According to Strabo, Crates devised a globe representing the Earth, which is thus the earliest known globe representing the Earth:

We have now traced on a spherical surface the area in which we say the inhabited world is situated; and the man who would most closely approximate the truth by constructed figures must necessarily take for the earth a globe like that of Crates, and lay off on it the quadrilateral, and within the quadrilateral put down the map of the inhabited world. But since the need of a large globe, so that the section in question (being a small fraction of the globe) may be large enough to receive distinctly the appropriate parts of the inhabited world and to present the proper appearance to observers, it is better for him to construct a globe of adequate size, if he can do so; and let it be no less than ten feet in diameter.[6]

Following the theory of five climatic zones, Crates considered that the torrid zone is occupied by the Ocean and that, by analogy, one can imagine people living beyond the torrid zone:

For Crates, following the mere form of mathematical demonstration, says that the torrid zone is "occupied" by Oceanus and that on both sides of this zone are the temperate zones, the one being on our side, while the other is on the other side of it.
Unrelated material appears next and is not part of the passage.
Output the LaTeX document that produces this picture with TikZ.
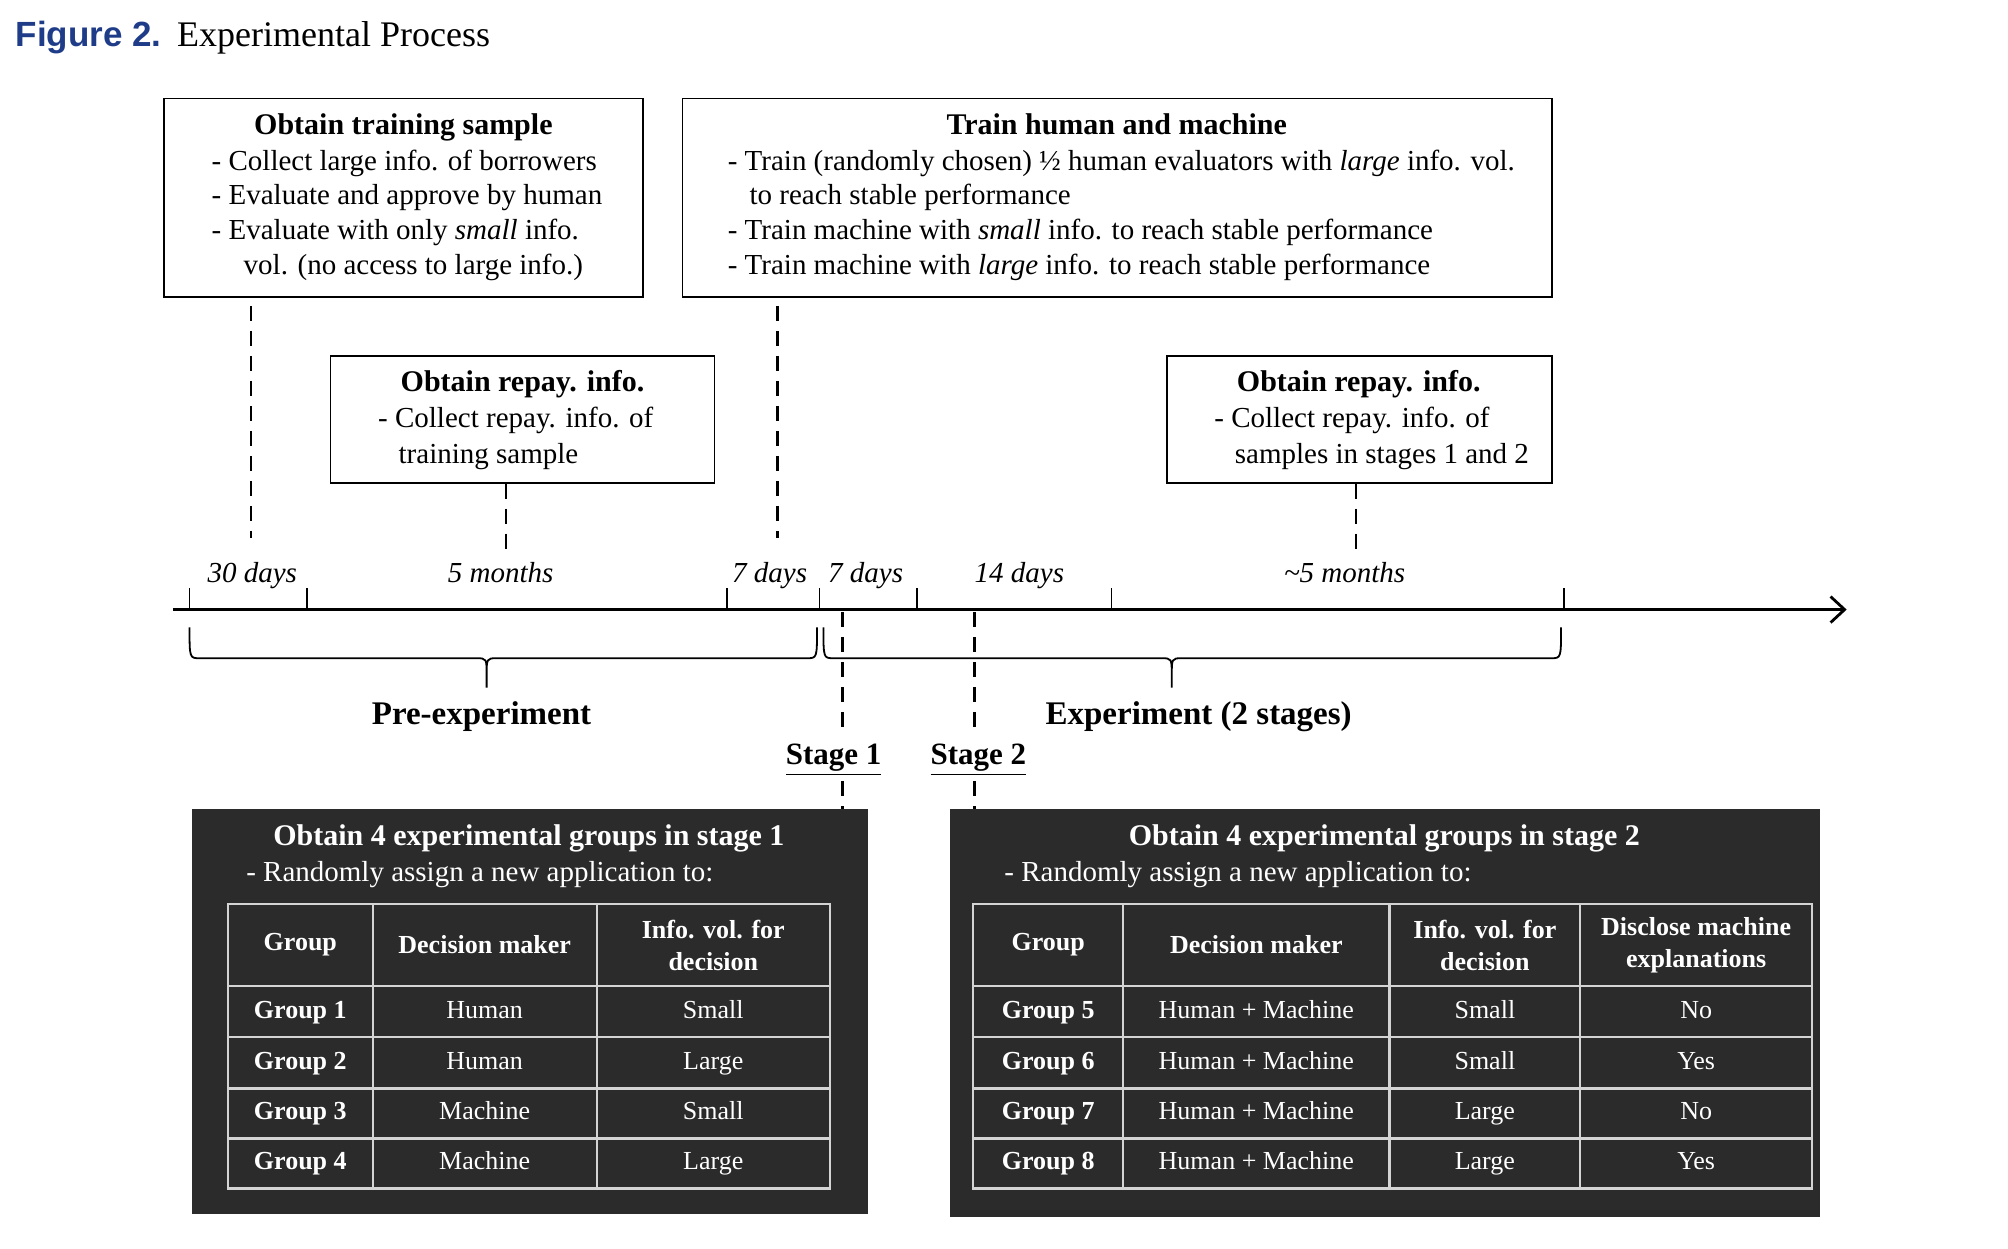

Now, just as these Ethiopians on our side of Oceanus, who face the south throughout the whole length of the inhabited land, are called the most remote of the one group of peoples, since they dwell on the shores of Oceanus, so too, Crates thinks, we must conceive that on the other side of Oceanus also there are certain Ethiopians, the most remote of the other group of peoples in the temperate zone, since they dwell on the shores of this same Oceanus; and that they are in two groups and are "sundered in twain" by Oceanus.[7]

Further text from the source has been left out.